Soils in the southern part of this region in Minnesota, northern and northeastern Wisconsin, and much of the southern peninsula of Michigan are sands, with sandy or gravelly subsoils. The sandy soils cover about one-third of the region. They often occupy nearly flat plains, but rolling to rough areas also occur. The smoother areas have been cleared and cultivated in many places, but drought, wind erosion and low fertility limit their productivity. Potatoes, rye, alfalfa, and other crops can be grown, but these soils generally are best suited to pine forests. . In northwestern Minnesota, at the eastern edge of the Red River Valley, a belt of loamy sands and sandy loams is utilized for livestock farming and for growing potatoes and sugar beets. Many of these soils are dark colored or have clay layers in the profile and thus can hold water better.

Gently sloping to flat plains, with pinkish, clayey soils, occur on the shores of Lake Superior in Minnesota and Wisconsin and in Ontonagon and Chippewa Counties, Michigan. These plains were covered by Lake Superior in glacial times. Because the soils are relatively smooth, stone free, and usually rich in lime in the subsoil, they are used for hay, pasture, and small grains. The frost-free season along the lake-shore is somewhat longer, but slow drainage, clayey texture, and cool, moist summers limit farming possibilities. Much land, especially the more poorly drained, remains in forest. Lake-laid clays, mixed or covered with sand or silt, in northern Minnesota are used for pasture and forage crops, including alfalfa, and potatoes and root crops. A considerable amount of grass and legume seed is produced. Artificial drainage is often needed on cropland. The poorer and wetter uplands support second-growth hardwoods. The extensive peat bogs support spruce and tamarack.

Most of the rolling uplands has loamy soils, derived from glacial drift low in lime.
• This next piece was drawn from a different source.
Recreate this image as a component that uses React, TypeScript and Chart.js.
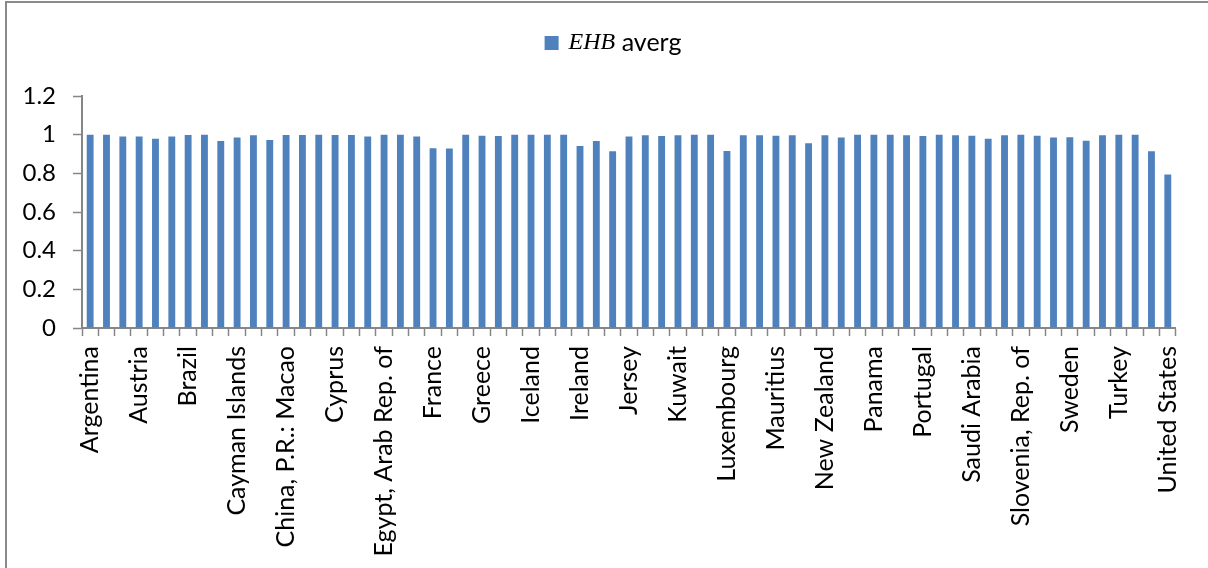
import { useEffect, useRef } from "react";
import { Chart, registerables } from "chart.js";

Chart.register(...registerables);

// Countries in alphabetical order; every third one carries a visible axis label.
const countries = [
  "Argentina", "Aruba", "Australia", "Austria", "Bahrain", "Belgium",
  "Brazil", "Bulgaria", "Canada", "Cayman Islands", "Chile", "China, P.R.: Hong Kong",
  "China, P.R.: Macao", "Colombia", "Croatia", "Cyprus", "Czech Republic", "Denmark",
  "Egypt, Arab Rep. of", "Estonia", "Finland", "France", "Germany", "Gibraltar",
  "Greece", "Guernsey", "Hungary", "Iceland", "India", "Indonesia",
  "Ireland", "Israel", "Italy", "Jersey", "Jordan", "Korea, Rep. of",
  "Kuwait", "Latvia", "Lithuania", "Luxembourg", "Malaysia", "Malta",
  "Mauritius", "Mexico", "Netherlands", "New Zealand", "Norway", "Oman",
  "Panama", "Peru", "Poland", "Portugal", "Qatar", "Russian Federation",
  "Saudi Arabia", "Singapore", "Slovak Republic", "Slovenia, Rep. of", "South Africa", "Spain",
  "Sweden", "Switzerland", "Thailand", "Turkey", "United Arab Emirates", "United Kingdom",
  "United States",
];

// Average EHB per country.
const ehbAverage = [
  1.0, 1.0, 0.99, 0.99, 0.979, 0.99,
  0.998, 1.0, 0.967, 0.985, 0.997, 0.973,
  0.998, 0.998, 1.0, 0.998, 0.998, 0.99,
  1.0, 1.0, 0.99, 0.93, 0.928, 1.0,
  0.995, 0.993, 1.0, 1.0, 1.0, 1.0,
  0.942, 0.967, 0.914, 0.991, 0.997, 0.993,
  0.997, 1.0, 1.0, 0.916, 0.997, 0.997,
  0.995, 0.997, 0.955, 0.997, 0.985, 1.0,
  1.0, 1.0, 0.997, 0.993, 1.0, 0.997,
  0.995, 0.979, 0.997, 1.0, 0.995, 0.985,
  0.986, 0.969, 0.997, 1.0, 1.0, 0.914,
  0.794,
];

const legendSymbol = "EHB";
const legendWord = " averg";
const labelEvery = 3;
const yMin = 0;
const yMax = 1.2;
const yStep = 0.2;

const barColor = "#4F81BD";
const axisColor = "#868686";
const textFont = "Lato, 'Liberation Sans', sans-serif";

// Legend with a mixed-style label: italic math symbol followed by plain text.
const mixedLegend = {
  id: "mixedLegend",
  afterDraw(chart: Chart) {
    const ctx = chart.ctx;
    const box = 14;
    const gap = 10;
    const symFont = "italic 24px 'Liberation Serif', 'DejaVu Serif', serif";
    const wordFont = `25px ${textFont}`;
    ctx.save();
    ctx.font = symFont;
    const symW = ctx.measureText(legendSymbol).width;
    ctx.font = wordFont;
    const wordW = ctx.measureText(legendWord).width;
    const total = box + gap + symW + wordW;
    const cx = chart.width / 2 + 9;
    const cy = 43;
    let x = cx - total / 2;
    ctx.fillStyle = barColor;
    ctx.fillRect(x, cy - box / 2, box, box);
    x += box + gap;
    ctx.fillStyle = "#000";
    ctx.textBaseline = "middle";
    ctx.textAlign = "left";
    ctx.font = symFont;
    ctx.fillText(legendSymbol, x, cy);
    x += symW;
    ctx.font = wordFont;
    ctx.fillText(legendWord, x, cy);
    ctx.restore();
  },
};

export default function App() {
  const canvasRef = useRef<HTMLCanvasElement | null>(null);

  useEffect(() => {
    const canvas = canvasRef.current;
    if (!canvas) return;
    const chart = new Chart(canvas, {
      type: "bar",
      data: {
        labels: countries,
        datasets: [
          {
            label: legendSymbol + legendWord,
            data: ehbAverage,
            backgroundColor: barColor,
            borderWidth: 0,
            categoryPercentage: 1,
            barPercentage: 0.42,
          },
        ],
      },
      options: {
        responsive: false,
        animation: false,
        layout: { padding: { top: 96, right: 27, bottom: 0, left: 0 } },
        plugins: {
          legend: { display: false },
          tooltip: { enabled: false },
        },
        scales: {
          x: {
            offset: true,
            border: { display: true, color: axisColor, width: 2 },
            grid: {
              offset: true,
              drawOnChartArea: false,
              drawTicks: true,
              tickLength: 8,
              tickColor: axisColor,
              tickWidth: 1.5,
            },
            ticks: {
              autoSkip: false,
              minRotation: 90,
              maxRotation: 90,
              padding: 10,
              color: "#000",
              font: { family: textFont, size: 25 },
              callback: (_v: any, i: number) => (i % labelEvery === 0 ? countries[i] : ""),
            },
            afterFit: (scale: any) => {
              scale.height = 240;
            },
          },
          y: {
            min: yMin,
            max: yMax,
            border: { display: true, color: axisColor, width: 2 },
            grid: {
              drawOnChartArea: false,
              drawTicks: true,
              tickLength: 9,
              tickColor: axisColor,
              tickWidth: 1.5,
            },
            ticks: {
              stepSize: yStep,
              padding: 17,
              color: "#000",
              font: { family: textFont, size: 24 },
              callback: (v: any) => String(Number(Number(v).toFixed(1))),
            },
            afterFit: (scale: any) => {
              scale.width = 82;
            },
          },
        },
      },
      plugins: [mixedLegend],
    });
    return () => chart.destroy();
  }, []);

  return (
    <div
      style={{
        position: "fixed",
        left: 0,
        top: 0,
        width: 1208,
        height: 568,
        overflow: "hidden",
        background: "#fff",
      }}
    >
      <div
        style={{
          position: "absolute",
          left: 5,
          top: 1,
          width: 1400,
          height: 800,
          borderLeft: "2px solid #8a8a8a",
          borderTop: "2px solid #8a8a8a",
        }}
      />
      <canvas
        ref={canvasRef}
        width={1208}
        height={568}
        style={{ position: "absolute", left: 0, top: 0 }}
      />
    </div>
  );
}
These soils usually are poorly suited to farming, but the deeper and more fertile ones are intensively used.

Some of these loamy soils have limy subsoils or parent materials, particularly in Houghton, Menominee, and Alger Counties, Michigan; Marinette and Oconto Counties, Wisconsin; and north-central and northwestern Minnesota. The surface soils often are as acid as those without limy parent materials, but the more level and stone-free areas of these soils are good to excellent cropland. Dairying and livestock farming are successful, often in combination with the production of strawberries, raspberries, potatoes, or legume seed. Deficiencies of sulfur in Minnesota have been observed. Trace elements may become deficient under intensive cropping on many soils throughout the region. Much of the loamy soils of the northern uplands is so acid, stony, shallow, or rough that it will continue in forest or be returned to forest.